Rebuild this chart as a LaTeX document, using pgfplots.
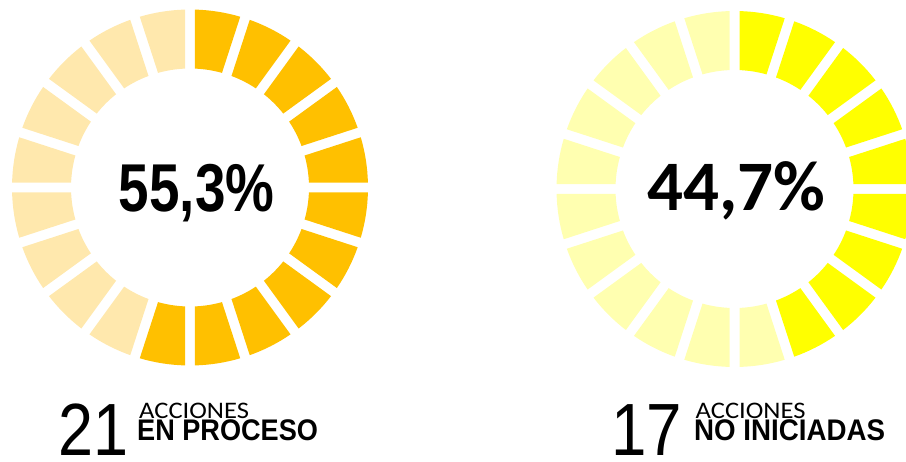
\documentclass[border=0pt]{standalone}
\usepackage{pgfplots}
\pgfplotsset{compat=1.18}
\usepackage{pgfplotstable}
\usepackage{graphicx}
\usepackage{fontspec}
\setmainfont{Liberation Sans}
\newfontfamily\carlito{Carlito}

\definecolor{goldfull}{HTML}{FFC000}
\definecolor{goldlight}{HTML}{FFE8AD}
\definecolor{yelfull}{HTML}{FFFF00}
\definecolor{yellight}{HTML}{FFFFB0}

% 20 segments (5% each), clockwise from 12 o'clock; 1 = counted
\pgfplotstableread{
seg filled
0 1
1 1
2 1
3 1
4 1
5 1
6 1
7 1
8 1
9 1
10 1
11 0
12 0
13 0
14 0
15 0
16 0
17 0
18 0
19 0
}\enproceso

\pgfplotstableread{
seg filled
0 1
1 1
2 1
3 1
4 1
5 1
6 1
7 1
8 1
9 0
10 0
11 0
12 0
13 0
14 0
15 0
16 0
17 0
18 0
19 0
}\noiniciadas

\newcommand\donut[5]{%
  \pgfplotstablegetrowsof{#1}%
  \pgfmathtruncatemacro\nrows{\pgfplotsretval-1}%
  \foreach \row in {0,...,\nrows}{%
    \pgfplotstablegetelem{\row}{seg}\of{#1}\let\seg\pgfplotsretval
    \pgfplotstablegetelem{\row}{filled}\of{#1}\let\fil\pgfplotsretval
    \pgfmathsetmacro\ao{18*\seg+asin(5/178)}%
    \pgfmathsetmacro\bo{18*(\seg+1)-asin(5/178)}%
    \pgfmathsetmacro\ai{18*\seg+asin(5/119)}%
    \pgfmathsetmacro\bi{18*(\seg+1)-asin(5/119)}%
    \xdef\coords{}%
    \foreach \j in {0,...,8}{%
      \pgfmathsetmacro\myang{\ao+(\bo-\ao)*\j/8}%
      \pgfmathsetmacro\px{#2+178*sin(\myang)}%
      \pgfmathsetmacro\py{#3-178*cos(\myang)}%
      \xdef\coords{\coords (\px,\py)}%
    }%
    \foreach \j in {0,...,8}{%
      \pgfmathsetmacro\myang{\bi+(\ai-\bi)*\j/8}%
      \pgfmathsetmacro\px{#2+119*sin(\myang)}%
      \pgfmathsetmacro\py{#3-119*cos(\myang)}%
      \xdef\coords{\coords (\px,\py)}%
    }%
    \ifnum\fil=1 \def\col{#4}\else\def\col{#5}\fi
    \edef\doplot{\noexpand\addplot[fill=\col, draw=none, forget plot] coordinates {\coords};}%
    \doplot
  }%
}

\begin{document}
\begin{tikzpicture}
\useasboundingbox (0,0) rectangle (906bp,462bp);
\begin{axis}[
  at={(0,0)}, anchor=south west,
  scale only axis, width=906bp, height=462bp,
  xmin=0, xmax=906, ymin=0, ymax=462,
  y dir=reverse, hide axis, clip=true,
]
\donut{\enproceso}{190}{187.5}{goldfull}{goldlight}
\donut{\noiniciadas}{734.5}{189}{yelfull}{yellight}

\node[anchor=base, inner sep=0] at (axis cs:196.7,211.7)
  {\fontsize{67.7bp}{70bp}\selectfont\bfseries\scalebox{0.81}[1]{55,3\%}};
\node[anchor=base, inner sep=0] at (axis cs:736.3,210)
  {\fontsize{71bp}{73bp}\selectfont\carlito\bfseries 44,7\%};

\node[anchor=base west, inner sep=0] at (axis cs:58.3,455.5)
  {\fontsize{74bp}{76bp}\selectfont\scalebox{0.85}[1]{21}};
\node[anchor=base west, inner sep=0] at (axis cs:139,418.3)
  {\fontsize{23.7bp}{25bp}\selectfont\carlito\scalebox{1.12}[1]{ACCIONES}};
\node[anchor=base west, inner sep=0] at (axis cs:137,440.5)
  {\fontsize{29.8bp}{31bp}\selectfont\bfseries\scalebox{0.91}[1]{EN PROCESO}};

\node[anchor=base west, inner sep=0] at (axis cs:611,455.5)
  {\fontsize{74bp}{76bp}\selectfont\scalebox{0.86}[1]{17}};
\node[anchor=base west, inner sep=0] at (axis cs:695.5,418.3)
  {\fontsize{23.7bp}{25bp}\selectfont\carlito\scalebox{1.12}[1]{ACCIONES}};
\node[anchor=base west, inner sep=0] at (axis cs:694,440)
  {\fontsize{29.8bp}{31bp}\selectfont\bfseries\scalebox{0.93}[1]{NO INICIADAS}};
\end{axis}
\end{tikzpicture}
\end{document}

▬▬▬

STATED GOAL
Return the listing above word for word, with the pictures removed.

RESULT FOR THIS EXERCISE
Rebuild this chart as a LaTeX document, using pgfplots.
\documentclass[border=0pt]{standalone}
\usepackage{pgfplots}
\pgfplotsset{compat=1.18}
\usepackage{pgfplotstable}
\usepackage{graphicx}
\usepackage{fontspec}
\setmainfont{Liberation Sans}
\newfontfamily\carlito{Carlito}

\definecolor{goldfull}{HTML}{FFC000}
\definecolor{goldlight}{HTML}{FFE8AD}
\definecolor{yelfull}{HTML}{FFFF00}
\definecolor{yellight}{HTML}{FFFFB0}

% 20 segments (5% each), clockwise from 12 o'clock; 1 = counted
\pgfplotstableread{
seg filled
0 1
1 1
2 1
3 1
4 1
5 1
6 1
7 1
8 1
9 1
10 1
11 0
12 0
13 0
14 0
15 0
16 0
17 0
18 0
19 0
}\enproceso

\pgfplotstableread{
seg filled
0 1
1 1
2 1
3 1
4 1
5 1
6 1
7 1
8 1
9 0
10 0
11 0
12 0
13 0
14 0
15 0
16 0
17 0
18 0
19 0
}\noiniciadas

\newcommand\donut[5]{%
  \pgfplotstablegetrowsof{#1}%
  \pgfmathtruncatemacro\nrows{\pgfplotsretval-1}%
  \foreach \row in {0,...,\nrows}{%
    \pgfplotstablegetelem{\row}{seg}\of{#1}\let\seg\pgfplotsretval
    \pgfplotstablegetelem{\row}{filled}\of{#1}\let\fil\pgfplotsretval
    \pgfmathsetmacro\ao{18*\seg+asin(5/178)}%
    \pgfmathsetmacro\bo{18*(\seg+1)-asin(5/178)}%
    \pgfmathsetmacro\ai{18*\seg+asin(5/119)}%
    \pgfmathsetmacro\bi{18*(\seg+1)-asin(5/119)}%
    \xdef\coords{}%
    \foreach \j in {0,...,8}{%
      \pgfmathsetmacro\myang{\ao+(\bo-\ao)*\j/8}%
      \pgfmathsetmacro\px{#2+178*sin(\myang)}%
      \pgfmathsetmacro\py{#3-178*cos(\myang)}%
      \xdef\coords{\coords (\px,\py)}%
    }%
    \foreach \j in {0,...,8}{%
      \pgfmathsetmacro\myang{\bi+(\ai-\bi)*\j/8}%
      \pgfmathsetmacro\px{#2+119*sin(\myang)}%
      \pgfmathsetmacro\py{#3-119*cos(\myang)}%
      \xdef\coords{\coords (\px,\py)}%
    }%
    \ifnum\fil=1 \def\col{#4}\else\def\col{#5}\fi
    \edef\doplot{\noexpand\addplot[fill=\col, draw=none, forget plot] coordinates {\coords};}%
    \doplot
  }%
}

\begin{document}
\begin{tikzpicture}
\useasboundingbox (0,0) rectangle (906bp,462bp);
\begin{axis}[
  at={(0,0)}, anchor=south west,
  scale only axis, width=906bp, height=462bp,
  xmin=0, xmax=906, ymin=0, ymax=462,
  y dir=reverse, hide axis, clip=true,
]
\donut{\enproceso}{190}{187.5}{goldfull}{goldlight}
\donut{\noiniciadas}{734.5}{189}{yelfull}{yellight}

\node[anchor=base, inner sep=0] at (axis cs:196.7,211.7)
  {\fontsize{67.7bp}{70bp}\selectfont\bfseries\scalebox{0.81}[1]{55,3\%}};
\node[anchor=base, inner sep=0] at (axis cs:736.3,210)
  {\fontsize{71bp}{73bp}\selectfont\carlito\bfseries 44,7\%};

\node[anchor=base west, inner sep=0] at (axis cs:58.3,455.5)
  {\fontsize{74bp}{76bp}\selectfont\scalebox{0.85}[1]{21}};
\node[anchor=base west, inner sep=0] at (axis cs:139,418.3)
  {\fontsize{23.7bp}{25bp}\selectfont\carlito\scalebox{1.12}[1]{ACCIONES}};
\node[anchor=base west, inner sep=0] at (axis cs:137,440.5)
  {\fontsize{29.8bp}{31bp}\selectfont\bfseries\scalebox{0.91}[1]{EN PROCESO}};

\node[anchor=base west, inner sep=0] at (axis cs:611,455.5)
  {\fontsize{74bp}{76bp}\selectfont\scalebox{0.86}[1]{17}};
\node[anchor=base west, inner sep=0] at (axis cs:695.5,418.3)
  {\fontsize{23.7bp}{25bp}\selectfont\carlito\scalebox{1.12}[1]{ACCIONES}};
\node[anchor=base west, inner sep=0] at (axis cs:694,440)
  {\fontsize{29.8bp}{31bp}\selectfont\bfseries\scalebox{0.93}[1]{NO INICIADAS}};
\end{axis}
\end{tikzpicture}
\end{document}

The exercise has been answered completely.